* Short exercise: Copy nothing but the part that opens with the line containing "Write a web" and closes with the line containing "var markAge = 60;". Do not include pictures.
● ● ● ● ●
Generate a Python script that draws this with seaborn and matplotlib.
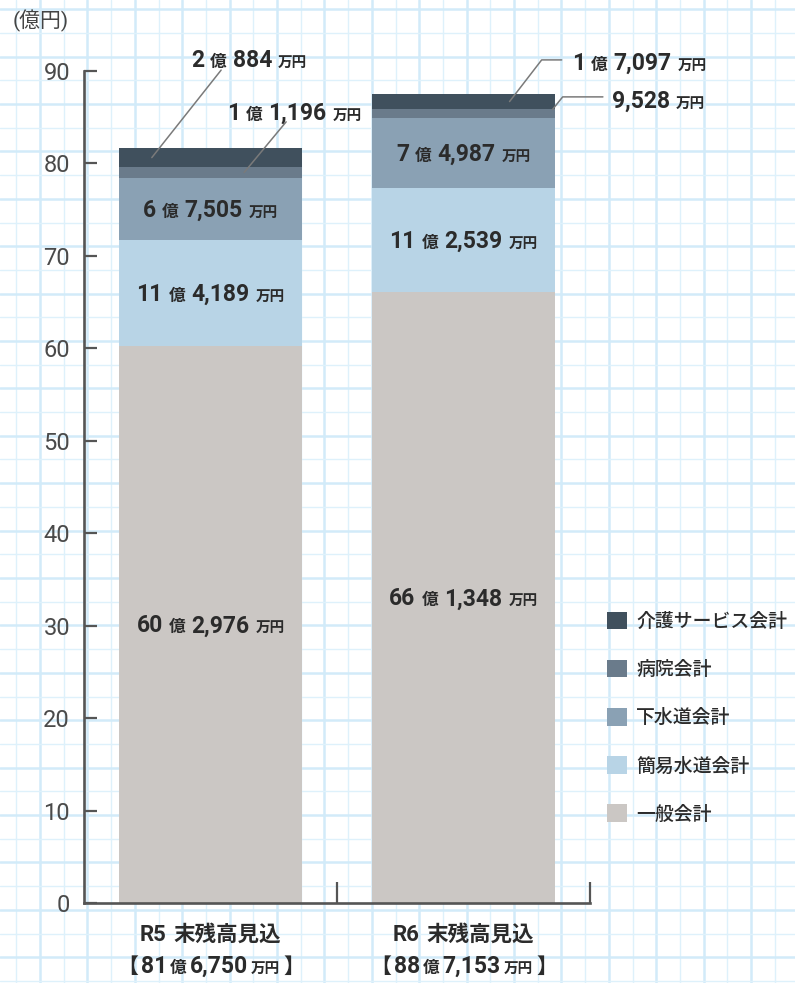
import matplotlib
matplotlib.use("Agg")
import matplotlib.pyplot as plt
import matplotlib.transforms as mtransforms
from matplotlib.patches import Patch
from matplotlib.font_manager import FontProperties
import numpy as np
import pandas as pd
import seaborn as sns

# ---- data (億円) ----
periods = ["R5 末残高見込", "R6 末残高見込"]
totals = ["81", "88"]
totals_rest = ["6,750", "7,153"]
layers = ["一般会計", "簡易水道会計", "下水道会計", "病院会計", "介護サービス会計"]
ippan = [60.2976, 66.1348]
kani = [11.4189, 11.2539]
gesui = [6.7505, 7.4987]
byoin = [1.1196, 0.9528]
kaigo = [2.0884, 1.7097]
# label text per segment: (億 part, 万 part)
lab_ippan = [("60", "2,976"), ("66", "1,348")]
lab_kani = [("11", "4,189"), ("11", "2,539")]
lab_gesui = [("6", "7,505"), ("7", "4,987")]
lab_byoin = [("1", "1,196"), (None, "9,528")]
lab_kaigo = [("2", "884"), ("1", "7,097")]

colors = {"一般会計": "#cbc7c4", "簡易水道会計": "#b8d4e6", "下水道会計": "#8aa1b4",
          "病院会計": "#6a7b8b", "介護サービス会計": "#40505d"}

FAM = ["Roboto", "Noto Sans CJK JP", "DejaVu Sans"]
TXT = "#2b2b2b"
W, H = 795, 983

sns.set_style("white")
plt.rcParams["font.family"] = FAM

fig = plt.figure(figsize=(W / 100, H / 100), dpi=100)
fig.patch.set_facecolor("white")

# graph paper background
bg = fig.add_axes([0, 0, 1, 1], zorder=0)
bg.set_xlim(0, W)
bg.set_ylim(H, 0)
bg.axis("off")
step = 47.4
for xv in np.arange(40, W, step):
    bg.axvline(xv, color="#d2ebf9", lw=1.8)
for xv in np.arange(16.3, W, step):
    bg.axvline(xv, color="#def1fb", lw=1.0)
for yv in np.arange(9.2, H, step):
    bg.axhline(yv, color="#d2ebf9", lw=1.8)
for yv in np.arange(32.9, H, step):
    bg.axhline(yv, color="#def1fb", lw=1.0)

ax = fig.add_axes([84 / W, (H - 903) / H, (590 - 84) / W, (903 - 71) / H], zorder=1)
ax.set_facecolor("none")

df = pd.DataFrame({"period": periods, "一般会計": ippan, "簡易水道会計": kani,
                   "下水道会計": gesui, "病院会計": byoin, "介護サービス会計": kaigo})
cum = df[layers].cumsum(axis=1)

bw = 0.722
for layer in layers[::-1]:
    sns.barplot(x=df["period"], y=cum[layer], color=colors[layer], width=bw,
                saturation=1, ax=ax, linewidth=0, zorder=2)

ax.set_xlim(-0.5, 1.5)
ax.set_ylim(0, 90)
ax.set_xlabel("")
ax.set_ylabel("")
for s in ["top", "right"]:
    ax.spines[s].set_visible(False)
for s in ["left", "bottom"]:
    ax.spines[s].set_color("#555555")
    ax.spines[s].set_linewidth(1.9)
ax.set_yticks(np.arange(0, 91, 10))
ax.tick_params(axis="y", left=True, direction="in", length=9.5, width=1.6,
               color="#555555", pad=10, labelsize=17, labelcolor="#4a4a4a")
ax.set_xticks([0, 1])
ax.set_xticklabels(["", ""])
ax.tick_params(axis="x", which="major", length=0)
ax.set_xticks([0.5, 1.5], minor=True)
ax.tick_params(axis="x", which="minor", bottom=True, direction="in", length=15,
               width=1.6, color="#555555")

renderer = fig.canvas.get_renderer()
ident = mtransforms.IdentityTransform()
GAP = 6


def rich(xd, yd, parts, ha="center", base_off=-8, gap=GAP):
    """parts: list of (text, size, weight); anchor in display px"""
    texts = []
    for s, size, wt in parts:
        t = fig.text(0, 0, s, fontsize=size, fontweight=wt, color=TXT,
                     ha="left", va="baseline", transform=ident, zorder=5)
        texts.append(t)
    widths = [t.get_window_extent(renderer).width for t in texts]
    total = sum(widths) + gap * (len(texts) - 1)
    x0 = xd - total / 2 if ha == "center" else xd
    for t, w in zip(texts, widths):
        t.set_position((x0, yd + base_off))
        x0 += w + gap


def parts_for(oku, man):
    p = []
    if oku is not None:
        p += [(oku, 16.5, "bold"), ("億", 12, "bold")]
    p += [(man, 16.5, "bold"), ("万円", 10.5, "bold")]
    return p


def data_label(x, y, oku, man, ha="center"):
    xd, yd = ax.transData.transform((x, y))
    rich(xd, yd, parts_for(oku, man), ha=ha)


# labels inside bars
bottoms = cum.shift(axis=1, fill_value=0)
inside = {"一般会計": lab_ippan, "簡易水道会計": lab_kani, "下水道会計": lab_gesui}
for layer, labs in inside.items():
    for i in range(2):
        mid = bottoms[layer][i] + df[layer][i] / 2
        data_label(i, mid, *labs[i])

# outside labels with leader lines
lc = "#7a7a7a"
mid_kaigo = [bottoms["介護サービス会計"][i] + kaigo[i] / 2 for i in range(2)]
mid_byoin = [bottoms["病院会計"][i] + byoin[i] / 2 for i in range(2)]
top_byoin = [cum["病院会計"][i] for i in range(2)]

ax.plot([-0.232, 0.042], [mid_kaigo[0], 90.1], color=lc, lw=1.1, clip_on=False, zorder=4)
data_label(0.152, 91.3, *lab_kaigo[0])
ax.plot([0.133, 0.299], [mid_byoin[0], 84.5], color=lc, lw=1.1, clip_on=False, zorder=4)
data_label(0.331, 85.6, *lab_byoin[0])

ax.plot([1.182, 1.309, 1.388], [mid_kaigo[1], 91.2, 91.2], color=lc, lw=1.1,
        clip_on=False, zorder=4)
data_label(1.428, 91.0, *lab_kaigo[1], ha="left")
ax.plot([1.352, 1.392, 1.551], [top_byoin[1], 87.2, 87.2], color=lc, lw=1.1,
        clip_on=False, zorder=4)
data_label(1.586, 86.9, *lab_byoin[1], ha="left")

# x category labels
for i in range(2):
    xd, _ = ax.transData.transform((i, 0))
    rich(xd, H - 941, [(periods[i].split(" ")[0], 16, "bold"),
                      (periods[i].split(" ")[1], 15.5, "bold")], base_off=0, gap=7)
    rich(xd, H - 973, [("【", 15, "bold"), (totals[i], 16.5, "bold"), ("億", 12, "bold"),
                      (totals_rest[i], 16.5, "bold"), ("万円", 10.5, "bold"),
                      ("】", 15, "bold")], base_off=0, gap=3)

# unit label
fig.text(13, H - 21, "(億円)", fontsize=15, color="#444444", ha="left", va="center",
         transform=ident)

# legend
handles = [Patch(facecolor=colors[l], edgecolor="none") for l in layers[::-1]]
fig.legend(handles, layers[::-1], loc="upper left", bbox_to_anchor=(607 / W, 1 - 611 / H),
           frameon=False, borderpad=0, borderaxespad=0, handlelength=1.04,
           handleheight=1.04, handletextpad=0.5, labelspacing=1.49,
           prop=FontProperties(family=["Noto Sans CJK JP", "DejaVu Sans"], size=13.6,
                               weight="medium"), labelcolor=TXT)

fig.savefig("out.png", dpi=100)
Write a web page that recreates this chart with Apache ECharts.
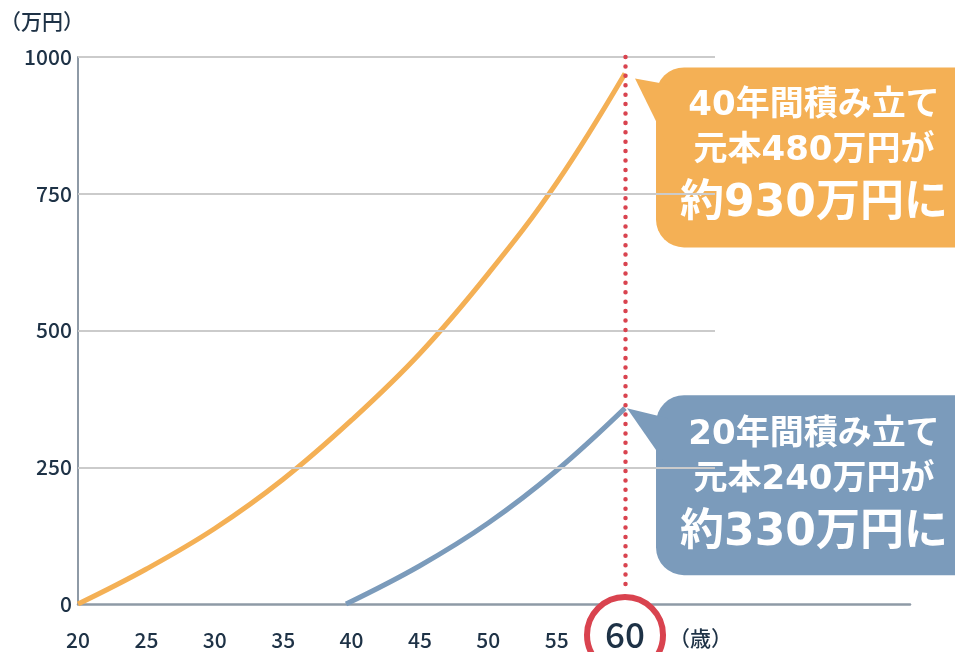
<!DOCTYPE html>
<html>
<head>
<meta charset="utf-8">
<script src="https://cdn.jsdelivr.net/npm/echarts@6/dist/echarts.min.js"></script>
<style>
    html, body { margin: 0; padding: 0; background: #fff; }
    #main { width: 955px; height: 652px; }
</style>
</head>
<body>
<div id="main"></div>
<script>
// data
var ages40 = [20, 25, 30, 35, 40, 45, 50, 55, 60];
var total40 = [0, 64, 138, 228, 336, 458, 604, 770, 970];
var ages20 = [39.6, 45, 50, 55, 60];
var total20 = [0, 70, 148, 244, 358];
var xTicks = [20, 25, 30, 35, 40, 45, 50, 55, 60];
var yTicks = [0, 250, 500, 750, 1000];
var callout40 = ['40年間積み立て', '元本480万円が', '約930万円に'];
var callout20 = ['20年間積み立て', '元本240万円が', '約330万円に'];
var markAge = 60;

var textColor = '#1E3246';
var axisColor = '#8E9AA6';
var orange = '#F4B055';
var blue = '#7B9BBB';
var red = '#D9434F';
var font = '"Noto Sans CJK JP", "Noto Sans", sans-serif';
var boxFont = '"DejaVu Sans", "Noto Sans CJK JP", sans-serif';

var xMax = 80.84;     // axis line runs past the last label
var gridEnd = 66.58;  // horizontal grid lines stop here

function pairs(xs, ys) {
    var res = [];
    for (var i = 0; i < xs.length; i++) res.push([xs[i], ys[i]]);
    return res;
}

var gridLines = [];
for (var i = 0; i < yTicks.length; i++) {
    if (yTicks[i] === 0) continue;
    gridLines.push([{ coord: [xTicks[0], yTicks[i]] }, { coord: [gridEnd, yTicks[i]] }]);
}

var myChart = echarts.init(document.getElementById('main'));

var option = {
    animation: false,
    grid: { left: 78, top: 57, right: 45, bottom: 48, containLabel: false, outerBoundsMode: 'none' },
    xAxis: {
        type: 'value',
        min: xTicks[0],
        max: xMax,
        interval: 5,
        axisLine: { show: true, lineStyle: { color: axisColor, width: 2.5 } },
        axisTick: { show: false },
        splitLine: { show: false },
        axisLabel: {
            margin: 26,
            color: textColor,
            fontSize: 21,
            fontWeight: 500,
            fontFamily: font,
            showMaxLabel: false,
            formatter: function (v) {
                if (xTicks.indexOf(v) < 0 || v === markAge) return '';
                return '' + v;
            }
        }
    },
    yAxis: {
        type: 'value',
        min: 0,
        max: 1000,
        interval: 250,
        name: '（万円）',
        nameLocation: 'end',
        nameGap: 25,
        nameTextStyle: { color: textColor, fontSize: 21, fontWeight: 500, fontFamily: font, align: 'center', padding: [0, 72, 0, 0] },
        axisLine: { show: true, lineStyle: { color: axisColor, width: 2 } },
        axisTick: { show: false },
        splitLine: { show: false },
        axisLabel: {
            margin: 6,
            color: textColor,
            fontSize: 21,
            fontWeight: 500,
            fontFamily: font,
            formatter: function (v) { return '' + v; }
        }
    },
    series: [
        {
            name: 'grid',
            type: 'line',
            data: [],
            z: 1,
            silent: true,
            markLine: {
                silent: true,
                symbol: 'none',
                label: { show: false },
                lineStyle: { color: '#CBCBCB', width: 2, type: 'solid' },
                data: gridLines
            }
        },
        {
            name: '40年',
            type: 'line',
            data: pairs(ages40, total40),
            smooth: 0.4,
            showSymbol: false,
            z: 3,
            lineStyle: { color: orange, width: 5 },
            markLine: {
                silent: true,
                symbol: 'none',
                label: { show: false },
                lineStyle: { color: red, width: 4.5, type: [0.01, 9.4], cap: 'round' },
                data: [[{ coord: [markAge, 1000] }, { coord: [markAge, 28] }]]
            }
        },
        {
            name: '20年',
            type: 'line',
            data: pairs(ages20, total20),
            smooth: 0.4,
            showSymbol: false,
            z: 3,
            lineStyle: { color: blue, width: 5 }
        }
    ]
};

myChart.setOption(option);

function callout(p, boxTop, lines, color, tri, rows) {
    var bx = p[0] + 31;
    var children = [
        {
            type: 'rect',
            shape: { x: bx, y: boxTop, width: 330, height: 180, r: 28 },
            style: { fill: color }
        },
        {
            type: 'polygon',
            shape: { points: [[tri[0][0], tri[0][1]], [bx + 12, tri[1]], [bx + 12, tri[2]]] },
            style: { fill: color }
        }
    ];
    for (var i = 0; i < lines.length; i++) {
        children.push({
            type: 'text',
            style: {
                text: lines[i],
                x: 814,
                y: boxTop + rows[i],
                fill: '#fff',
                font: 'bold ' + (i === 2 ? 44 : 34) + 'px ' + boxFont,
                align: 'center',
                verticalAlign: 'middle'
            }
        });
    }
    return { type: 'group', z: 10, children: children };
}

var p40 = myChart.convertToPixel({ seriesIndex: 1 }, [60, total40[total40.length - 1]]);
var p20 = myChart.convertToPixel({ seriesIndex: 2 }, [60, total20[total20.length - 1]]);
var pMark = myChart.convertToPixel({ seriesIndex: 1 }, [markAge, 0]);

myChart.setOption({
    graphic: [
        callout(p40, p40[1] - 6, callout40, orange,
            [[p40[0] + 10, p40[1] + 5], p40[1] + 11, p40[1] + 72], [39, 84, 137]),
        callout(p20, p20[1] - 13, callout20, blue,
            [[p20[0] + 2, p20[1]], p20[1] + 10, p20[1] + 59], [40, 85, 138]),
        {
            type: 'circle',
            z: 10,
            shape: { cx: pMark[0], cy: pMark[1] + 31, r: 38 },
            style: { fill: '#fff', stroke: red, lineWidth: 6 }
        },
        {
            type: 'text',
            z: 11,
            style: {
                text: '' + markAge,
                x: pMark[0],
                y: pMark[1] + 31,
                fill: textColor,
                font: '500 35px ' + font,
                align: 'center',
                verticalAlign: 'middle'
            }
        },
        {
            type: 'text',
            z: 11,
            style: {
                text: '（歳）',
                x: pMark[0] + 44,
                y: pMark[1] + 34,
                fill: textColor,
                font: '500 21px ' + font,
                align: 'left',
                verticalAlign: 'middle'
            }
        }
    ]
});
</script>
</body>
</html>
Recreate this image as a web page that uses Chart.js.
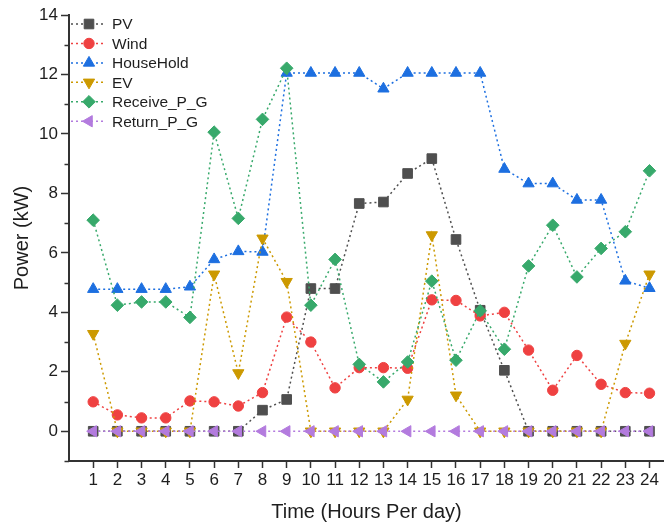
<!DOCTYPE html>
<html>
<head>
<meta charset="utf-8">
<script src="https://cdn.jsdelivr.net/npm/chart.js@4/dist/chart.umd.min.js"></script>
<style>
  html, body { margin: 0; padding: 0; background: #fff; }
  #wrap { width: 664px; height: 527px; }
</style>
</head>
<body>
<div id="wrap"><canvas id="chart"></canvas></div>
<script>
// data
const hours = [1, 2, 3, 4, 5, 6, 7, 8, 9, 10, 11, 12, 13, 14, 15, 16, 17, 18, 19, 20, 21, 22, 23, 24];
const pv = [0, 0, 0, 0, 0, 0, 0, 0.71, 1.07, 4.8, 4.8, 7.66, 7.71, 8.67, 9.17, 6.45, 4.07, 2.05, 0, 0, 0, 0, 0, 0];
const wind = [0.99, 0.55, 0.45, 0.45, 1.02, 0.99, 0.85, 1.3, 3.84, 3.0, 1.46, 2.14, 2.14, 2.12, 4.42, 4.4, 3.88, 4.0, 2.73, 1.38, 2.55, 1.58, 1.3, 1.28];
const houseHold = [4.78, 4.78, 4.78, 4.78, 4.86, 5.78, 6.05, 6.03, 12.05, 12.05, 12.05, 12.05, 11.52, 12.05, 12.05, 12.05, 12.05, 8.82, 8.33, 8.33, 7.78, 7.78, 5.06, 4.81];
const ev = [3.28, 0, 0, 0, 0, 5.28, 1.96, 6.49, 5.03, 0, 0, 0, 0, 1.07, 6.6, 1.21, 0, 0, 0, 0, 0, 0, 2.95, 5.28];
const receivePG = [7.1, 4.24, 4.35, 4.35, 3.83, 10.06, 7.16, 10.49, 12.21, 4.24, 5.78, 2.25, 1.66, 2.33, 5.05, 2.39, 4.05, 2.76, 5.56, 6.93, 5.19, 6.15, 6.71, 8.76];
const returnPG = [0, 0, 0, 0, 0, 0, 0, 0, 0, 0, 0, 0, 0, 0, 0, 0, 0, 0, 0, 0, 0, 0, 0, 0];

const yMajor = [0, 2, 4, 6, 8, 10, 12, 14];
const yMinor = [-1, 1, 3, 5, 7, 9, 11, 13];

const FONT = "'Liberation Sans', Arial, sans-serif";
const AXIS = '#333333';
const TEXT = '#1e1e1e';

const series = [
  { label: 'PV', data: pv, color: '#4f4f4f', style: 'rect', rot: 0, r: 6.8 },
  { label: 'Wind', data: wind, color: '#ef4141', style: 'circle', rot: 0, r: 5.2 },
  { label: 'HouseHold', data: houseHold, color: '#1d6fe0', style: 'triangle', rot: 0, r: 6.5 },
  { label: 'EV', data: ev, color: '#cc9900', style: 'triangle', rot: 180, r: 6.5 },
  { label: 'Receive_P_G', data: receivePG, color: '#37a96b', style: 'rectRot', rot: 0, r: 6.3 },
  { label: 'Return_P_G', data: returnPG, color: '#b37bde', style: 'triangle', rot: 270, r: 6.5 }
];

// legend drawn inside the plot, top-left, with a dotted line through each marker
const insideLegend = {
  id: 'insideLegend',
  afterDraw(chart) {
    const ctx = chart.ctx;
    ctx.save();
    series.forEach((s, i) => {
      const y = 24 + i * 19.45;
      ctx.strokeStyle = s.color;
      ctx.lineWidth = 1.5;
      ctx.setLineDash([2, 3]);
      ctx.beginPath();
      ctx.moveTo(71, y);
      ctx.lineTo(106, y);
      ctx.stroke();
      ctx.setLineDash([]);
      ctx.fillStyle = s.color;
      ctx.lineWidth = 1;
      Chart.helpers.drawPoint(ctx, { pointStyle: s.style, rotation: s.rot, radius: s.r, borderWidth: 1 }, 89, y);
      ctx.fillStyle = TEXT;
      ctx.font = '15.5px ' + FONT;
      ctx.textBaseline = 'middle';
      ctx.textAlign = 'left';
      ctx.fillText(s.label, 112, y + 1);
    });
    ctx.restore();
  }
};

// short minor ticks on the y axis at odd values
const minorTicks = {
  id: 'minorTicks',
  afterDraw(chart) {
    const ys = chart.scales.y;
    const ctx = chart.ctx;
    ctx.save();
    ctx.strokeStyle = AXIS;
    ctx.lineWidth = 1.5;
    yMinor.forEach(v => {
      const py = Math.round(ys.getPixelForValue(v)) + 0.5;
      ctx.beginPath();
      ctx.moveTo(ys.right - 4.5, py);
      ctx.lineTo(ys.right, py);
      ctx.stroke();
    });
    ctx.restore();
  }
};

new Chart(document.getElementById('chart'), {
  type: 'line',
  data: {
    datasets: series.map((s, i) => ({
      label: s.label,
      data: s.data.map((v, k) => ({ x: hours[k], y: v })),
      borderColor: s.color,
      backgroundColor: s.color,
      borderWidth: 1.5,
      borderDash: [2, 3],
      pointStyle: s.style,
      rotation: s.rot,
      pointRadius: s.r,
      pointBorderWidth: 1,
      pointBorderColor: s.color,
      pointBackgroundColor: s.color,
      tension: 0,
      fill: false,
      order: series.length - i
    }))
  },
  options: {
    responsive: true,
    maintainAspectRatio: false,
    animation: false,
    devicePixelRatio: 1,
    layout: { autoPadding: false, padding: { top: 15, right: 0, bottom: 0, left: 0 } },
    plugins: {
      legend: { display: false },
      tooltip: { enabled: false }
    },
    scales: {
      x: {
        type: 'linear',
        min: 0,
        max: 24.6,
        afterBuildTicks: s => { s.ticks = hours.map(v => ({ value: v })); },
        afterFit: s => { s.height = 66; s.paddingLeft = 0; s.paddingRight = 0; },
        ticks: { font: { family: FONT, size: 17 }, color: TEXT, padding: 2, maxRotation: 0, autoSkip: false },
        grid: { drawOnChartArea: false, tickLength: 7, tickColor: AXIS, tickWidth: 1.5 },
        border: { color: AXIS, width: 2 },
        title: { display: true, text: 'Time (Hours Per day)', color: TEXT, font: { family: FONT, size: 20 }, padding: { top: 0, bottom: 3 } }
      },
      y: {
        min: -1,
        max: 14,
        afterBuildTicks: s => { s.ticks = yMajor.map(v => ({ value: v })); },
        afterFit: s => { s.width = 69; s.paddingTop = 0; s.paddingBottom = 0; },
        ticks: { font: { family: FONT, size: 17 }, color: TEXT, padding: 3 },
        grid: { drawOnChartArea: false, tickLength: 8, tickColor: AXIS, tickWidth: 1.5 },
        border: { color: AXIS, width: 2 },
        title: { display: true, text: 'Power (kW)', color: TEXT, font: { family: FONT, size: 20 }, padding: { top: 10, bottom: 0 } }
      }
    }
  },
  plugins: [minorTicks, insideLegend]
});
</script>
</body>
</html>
● ● ● ● ●
* Solution for this task:
Write a web page that recreates this chart with Apache ECharts.
<!DOCTYPE html>
<html>
<head>
<meta charset="utf-8">
<script src="https://cdn.jsdelivr.net/npm/echarts@6/dist/echarts.min.js"></script>
<style>
    html, body { margin: 0; padding: 0; background: #fff; }
    #main { width: 955px; height: 652px; }
</style>
</head>
<body>
<div id="main"></div>
<script>
// data
var ages40 = [20, 25, 30, 35, 40, 45, 50, 55, 60];
var total40 = [0, 64, 138, 228, 336, 458, 604, 770, 970];
var ages20 = [39.6, 45, 50, 55, 60];
var total20 = [0, 70, 148, 244, 358];
var xTicks = [20, 25, 30, 35, 40, 45, 50, 55, 60];
var yTicks = [0, 250, 500, 750, 1000];
var callout40 = ['40年間積み立て', '元本480万円が', '約930万円に'];
var callout20 = ['20年間積み立て', '元本240万円が', '約330万円に'];
var markAge = 60;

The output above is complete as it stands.